Giving the blood of Ebola survivors to patients didn't seem to make a difference, doctors found in the biggest study so far on the approach, prompting some scientists to say it's time to abandon the strategy.
With no licensed
treatment for the devastating disease, doctors have sometimes used blood from
survivors to treat the sick, hoping its infection-fighting antibodies might
help patients defeat the virus. It seemed to help some patients in the past but
there was no clear proof. Amid the world's biggest outbreak of Ebola in West
Africa in 2014, scientists decided to put the treatment to the test in Guinea.
At a clinic in
the capital Conakry, scientists found no difference in survival between 84
patients who got survivor blood compared to about 400 patients treated some
five months earlier, according to the study published in New England Journal of
Medicine Thursday.
"We would
have liked to have seen more dramatic results," said Johan van Griensven
of the study in Guinea, the paper's lead author. "But this doesn't mean
(blood) plasma treatment doesn't work by definition."
He said antibody
levels are often low in patients who have only recently recovered from Ebola
and that doctors might need to use blood from long-term survivors to get a
better effect.
Van Griensven and
colleagues studied people who got two transfusions of plasma — the clear part
of blood that contains antibodies — in Guinea last year.
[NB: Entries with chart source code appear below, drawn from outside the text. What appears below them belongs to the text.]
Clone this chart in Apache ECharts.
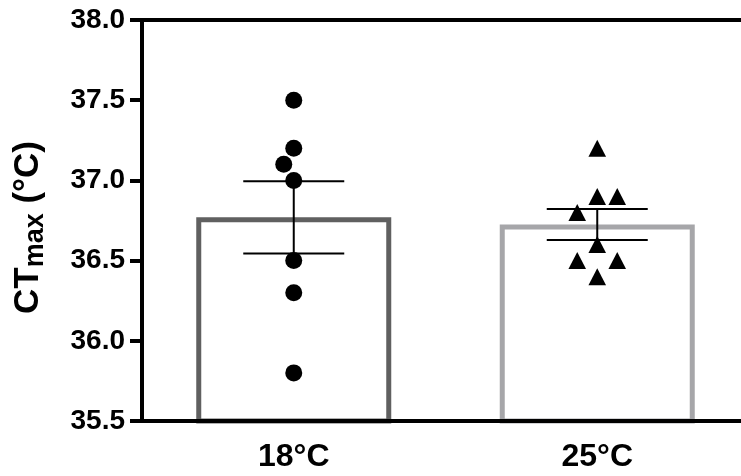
<!DOCTYPE html>
<html><head><meta charset="utf-8">
<script src="https://cdn.jsdelivr.net/npm/echarts@6/dist/echarts.min.js"></script>
<style>html,body{margin:0;padding:0;background:#fff}#c{width:741px;height:476px}</style>
</head><body><div id="c"></div>
<script>
// ---- data ----
const categories = ['18°C', '25°C'];
const meanValues = [36.77, 36.725];
const semValues = [0.225, 0.097];
const points18 = [37.5, 37.2, 37.1, 37.0, 36.5, 36.3, 35.8];
const points25 = [37.2, 36.9, 36.8, 36.9, 36.6, 36.5, 36.5, 36.4];
const yTicks = [35.5, 36.0, 36.5, 37.0, 37.5, 38.0];

// ---- style ----
const FONT = "'Liberation Sans', Arial, Helvetica, sans-serif";
const barBorders = ['#606060', '#a6a6a9'];

// beeswarm: place points (in given order) avoiding overlap; alternate sides on collision
function swarm(values, catIndex, api, step, thr) {
  const placed = [];
  let pref = -1;
  return values.map(function (v) {
    const p = api.coord([catIndex, v]);
    let chosen = 0;
    const cands = [0];
    for (let k = 1; k <= 4; k++) { cands.push(pref * k * step, -pref * k * step); }
    for (let c = 0; c < cands.length; c++) {
      const dx0 = cands[c];
      const ok = placed.every(function (q) {
        const dx = p[0] + dx0 - q[0], dy = p[1] - q[1];
        return Math.sqrt(dx * dx + dy * dy) >= thr;
      });
      if (ok) { chosen = dx0; break; }
    }
    if (chosen !== 0) pref = -pref;
    placed.push([p[0] + chosen, p[1]]);
    return [p[0] + chosen, p[1]];
  });
}

function pointSeries(values, catIndex, shape, step) {
  return {
    type: 'custom',
    z: 6,
    data: values.map(function (v) { return [catIndex, v]; }),
    encode: { x: 0, y: 1 },
    renderItem: function (params, api) {
      const pos = swarm(values, catIndex, api, step, 16.5)[params.dataIndex];
      if (shape === 'circle') {
        return { type: 'circle', shape: { cx: pos[0], cy: pos[1], r: 8.5 }, style: { fill: '#000' } };
      }
      const hw = 8.8, hh = 8.5;
      return { type: 'polygon', shape: { points: [[pos[0], pos[1] - hh], [pos[0] + hw, pos[1] + hh], [pos[0] - hw, pos[1] + hh]] }, style: { fill: '#000' } };
    }
  };
}

const chart = echarts.init(document.getElementById('c'), null, { renderer: 'canvas' });
chart.setOption({
  animation: false,
  backgroundColor: '#fff',
  grid: { left: 142, top: 20, width: 607, bottom: 55, containLabel: false, outerBoundsMode: 'none' },
  xAxis: [{
    type: 'category',
    data: categories,
    z: 3,
    axisLine: { lineStyle: { color: '#000', width: 4 } },
    axisTick: { alignWithLabel: true, length: 10, lineStyle: { color: '#000', width: 4 } },
    axisLabel: { fontSize: 32, fontWeight: 'bold', color: '#000', fontFamily: FONT, margin: 20 },
    splitLine: { show: false }
  }, {
    type: 'category',
    data: categories,
    position: 'top',
    z: 3,
    axisLine: { lineStyle: { color: '#000', width: 4 } },
    axisTick: { show: false },
    axisLabel: { show: false }
  }],
  yAxis: {
    type: 'value',
    min: yTicks[0],
    max: yTicks[yTicks.length - 1],
    interval: yTicks[1] - yTicks[0],
    z: 3,
    axisLine: { show: true, lineStyle: { color: '#000', width: 4 } },
    axisTick: { show: true, length: 12, lineStyle: { color: '#000', width: 4 } },
    axisLabel: { fontSize: 28, fontWeight: 'bold', color: '#000', fontFamily: FONT, margin: 17,
      formatter: function (v) { return v.toFixed(1); } },
    splitLine: { show: false },
    name: '{a|CT}{b|max}{a| (°C)}',
    nameLocation: 'middle',
    nameGap: 93,
    nameTextStyle: {
      padding: [0, 14, 0, 0],
      rich: {
        a: { fontSize: 35, fontWeight: 'bold', color: '#000', fontFamily: FONT, lineHeight: 42 },
        b: { fontSize: 27, fontWeight: 'bold', color: '#000', fontFamily: FONT, lineHeight: 27, verticalAlign: 'bottom' }
      }
    }
  },
  series: [{
    type: 'bar',
    data: meanValues.map(function (v, i) {
      return { value: v, itemStyle: { color: '#fff', borderColor: barBorders[i], borderWidth: 5 } };
    }),
    barWidth: 195,
    clip: true,
    z: 2
  }, {
    type: 'custom',
    z: 5,
    data: meanValues.map(function (m, i) { return [i, m, semValues[i]]; }),
    encode: { x: 0, y: 1 },
    renderItem: function (params, api) {
      const i = api.value(0), m = api.value(1), s = api.value(2);
      const top = api.coord([i, m + s]), bot = api.coord([i, m - s]);
      const half = 50.5;
      const st = { stroke: '#000', lineWidth: 2 };
      return { type: 'group', children: [
        { type: 'line', shape: { x1: top[0], y1: top[1], x2: bot[0], y2: bot[1] }, style: st },
        { type: 'line', shape: { x1: top[0] - half, y1: top[1], x2: top[0] + half, y2: top[1] }, style: st },
        { type: 'line', shape: { x1: bot[0] - half, y1: bot[1], x2: bot[0] + half, y2: bot[1] }, style: st }
      ] };
    }
  },
  pointSeries(points18, 0, 'circle', 10),
  pointSeries(points25, 1, 'triangle', 20)
  ]
});
</script>
</body></html>
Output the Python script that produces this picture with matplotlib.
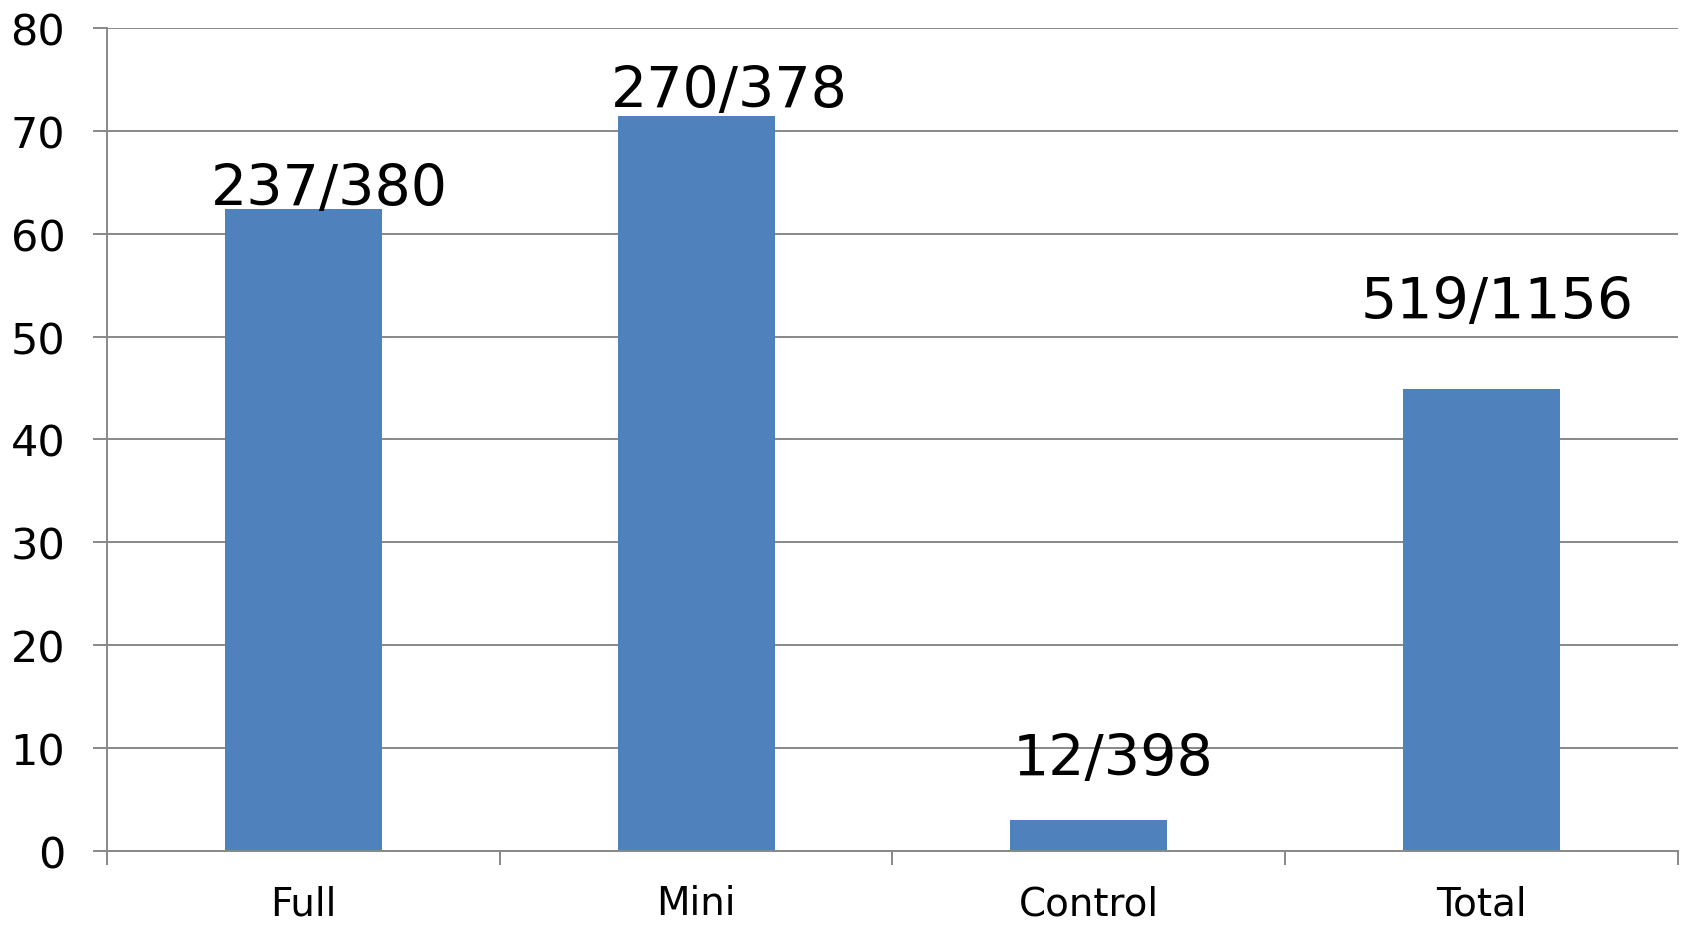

The plasma came from
58 Ebola survivors, most of whom had recovered from Ebola within six months of
donating blood and are thought to have immunity to the strain. Scientists
didn't know what the antibody levels were in the donated plasma and said it was
possible some plasma was more potent than others.
A similar study
on the blood of Ebola survivors in Liberia was discontinued because there
weren't enough patients and another study in Sierra Leone had
treated just three patients by last October. To date, the outbreak first noted
in 2014 has killed more than 11,000 people in West Africa. Ebola was declared
over in Guinea last month, the first time all three affected countries have
stopped the virus' spread.
Some said the
disappointing results should be enough to convince scientists to abandon this
strategy.
"From the
data presented, it doesn't look like this is worth pursuing," said Thomas
Geisbert, an Ebola expert at the University of Texas Medical Branch at
Galveston, who has done similar studies in monkeys. He was not connected to the
latest research.
"The idea
that antibodies from a person who survived Ebola could save lives was always a
long shot, but it was too good an idea not to test," said Ben Neuman, a
virologist at Britain's University of Reading.